Nietzsche found this idea liberating, (my Nietzsche fetish ran deep for many years) but most philosophers follow Montaigne in finding it terrifying because, carried to its logical extreme, this line of thought completely upsets the tenets of Western Civilization. (Really? The ancient Greeks seem to have invented both.)  If, for example, we are free to interpret death as we choose, it becomes impossible to create a universal value of life. (Not really. You can socially decide that forestalling death is a good while still promoting individuals to take a fearless approach to it.) How then can a society choose to universally condemn murder when the murdered could judge it as a positive act? (Not being afraid of death isn’t akin to being pro death.) Assaulting a person could have a positive impact – so too could theft. (Again, no. This is a ridiculous extrapolation.)

It’s easy to argue away the impact of these beliefs because the social and religious customs of our society still hold sway and lead us to believe that these are universal evils. (Humanitarian values would uphold them as well. We still should work to prolong life and alleviate suffering whenever possible.) But what such a thought process inevitably leads to is a direct confrontation between belief and non-belief. Absent a supernatural rationale for universal values, none can be found. (Strongly disagree.) Despite Epictetus’s belief in an ordered, God-centered universe, his belief in rationality does not end in a proof of values, it does the opposite. (It has nothing to do with values. It’s about how we interpret socially-accepted opinion.)

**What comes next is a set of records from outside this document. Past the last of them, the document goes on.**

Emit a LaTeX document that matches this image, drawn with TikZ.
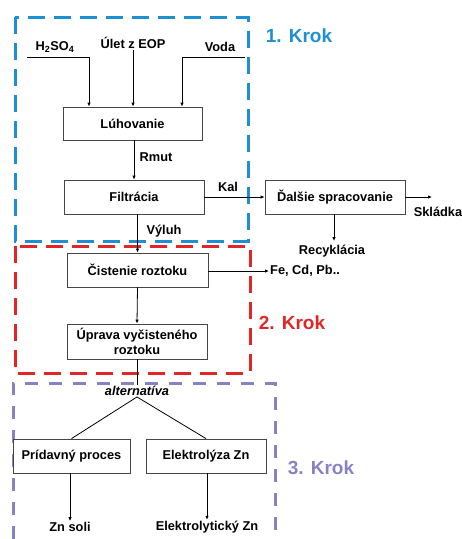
\documentclass[tikz,border=0pt]{standalone}
\usepackage{fontspec}
\setmainfont{Liberation Sans}
\usetikzlibrary{arrows.meta}
\definecolor{kblue}{RGB}{30,144,210}
\definecolor{kred}{RGB}{226,38,40}
\definecolor{kpurple}{RGB}{135,130,196}
\definecolor{kedge}{RGB}{70,70,70}
\tikzset{
  procbox/.style={draw=kedge,line width=0.8pt,fill=white,align=center,font=\fontsize{12.8}{14.5}\selectfont\bfseries,inner sep=2pt},
  lbl/.style={font=\fontsize{12.8}{14.5}\selectfont\bfseries,inner sep=1pt},
  arr/.style={line width=0.8pt,-{Latex[length=4pt,width=3.5pt]}},
  ln/.style={line width=0.8pt},
  stepframe/.style={line width=3pt,dash pattern=on 17pt off 9pt},
  stepframeb/.style={line width=3pt,dash pattern=on 13pt off 11pt},
  steplbl/.style={font=\fontsize{19}{22}\selectfont\bfseries,inner sep=0pt}
}
\begin{document}
\begin{tikzpicture}[x=1pt,y=-1pt]
\useasboundingbox (0,0) rectangle (462,539);
% step frames
\draw[stepframe,kblue] (15,17) rectangle (248,241);
\draw[stepframe,kred] (15,246) rectangle (250,373);
\draw[stepframeb,kpurple] (13,539) -- (13,383) -- (275,383) -- (275,539);
\node[steplbl,text=kblue] (k1) at (299,36) {1. Krok};
\node[steplbl,text=kred] (k2) at (292,323) {2. Krok};
\node[steplbl,text=kpurple] (k3) at (321,468) {3. Krok};
% process boxes
\node[procbox,minimum width=139pt,minimum height=33pt] (luh) at (132.5,123.5) {Lúhovanie};
\node[procbox,minimum width=140pt,minimum height=34pt] (fil) at (134,197) {Filtrácia};
\node[procbox,minimum width=141pt,minimum height=34pt] (cis) at (137.5,270) {Čistenie roztoku};
\node[procbox,minimum width=140pt,minimum height=35pt] (upr) at (137,341.5) {Úprava vyčisteného\\roztoku};
\node[procbox,minimum width=140pt,minimum height=34pt] (dal) at (335,197) {Ďalšie spracovanie};
\node[procbox,minimum width=117pt,minimum height=34pt] (prid) at (71.5,456) {Prídavný proces};
\node[procbox,minimum width=120pt,minimum height=34pt] (ele) at (206,456) {Elektrolýza Zn};
% inputs
\node[lbl] (h2so4) at (55,47) {H\textsubscript{2}SO\textsubscript{4}};
\node[lbl] (ulet) at (133,43) {Úlet z EOP};
\node[lbl] (voda) at (220,47) {Voda};
\coordinate (h1) at (27,57);
\coordinate (hk) at (89,57);
\coordinate (v1) at (245,57);
\coordinate (vk) at (182,57);
\draw[arr] (h1) -- (hk) -- (hk |- luh.north);
\draw[arr] (ulet.south) -- (ulet.south |- luh.north);
\draw[arr] (v1) -- (vk) -- (vk |- luh.north);
% flow
\draw[arr] (luh.south -| fil.north) -- (fil.north);
\node[lbl] (rmut) at (156,157) {Rmut};
\draw[arr] (fil.east) -- (dal.west);
\node[lbl] (kal) at (228,187) {Kal};
\draw[arr] (cis.north |- fil.south) -- (cis.north);
\node[lbl] (vyluh) at (164,231) {Výluh};
\coordinate (sk) at (432,197);
\draw[arr] (dal.east) -- (sk);
\node[lbl] (skl) at (438,212) {Skládka};
\node[lbl] (rec) at (332,251) {Recyklácia};
\draw[arr] (dal.south -| 334,0) -- (334,241);
\node[lbl,anchor=west] (fe) at (269,271) {Fe, Cd, Pb..};
\draw[arr] (cis.east |- fe.west) -- (fe.west);
\draw[arr] (cis.south) -- (upr.north);
\node[lbl,font=\fontsize{12.8}{14.5}\selectfont\bfseries\itshape] (alt) at (137,391) {alternatíva};
\draw[ln] (upr.south) -- (alt.north);
\draw[ln] (alt.south) -- (prid.north);
\draw[ln] (alt.south) -- (ele.north);
\node[lbl] (zn) at (70,527) {Zn soli};
\node[lbl] (ezn) at (207,527) {Elektrolytický Zn};
\draw[arr] (prid.south -| zn.north) -- (zn.north);
\draw[arr] (ele.south -| ezn.north) -- (ezn.north);
\end{tikzpicture}
\end{document}
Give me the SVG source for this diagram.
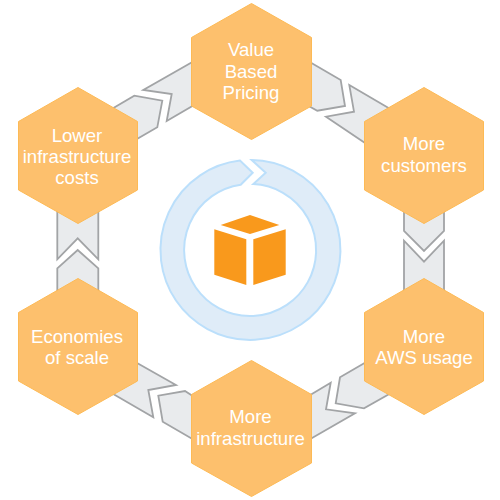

Montaigne never chooses to venture that far, but the fact that he even hints at the future of philosophy makes this one of the most remarkable and sly essays ever written. I like the essay quite a bit, but I don’t think it’s one of his best and don’t see it as sly at all. Well argued, definitely. More interesting once you know more about his views on Pyrrhonism, for sure. But my take here, especially in the final third when it devolved into modern existentialism, seems well off-base.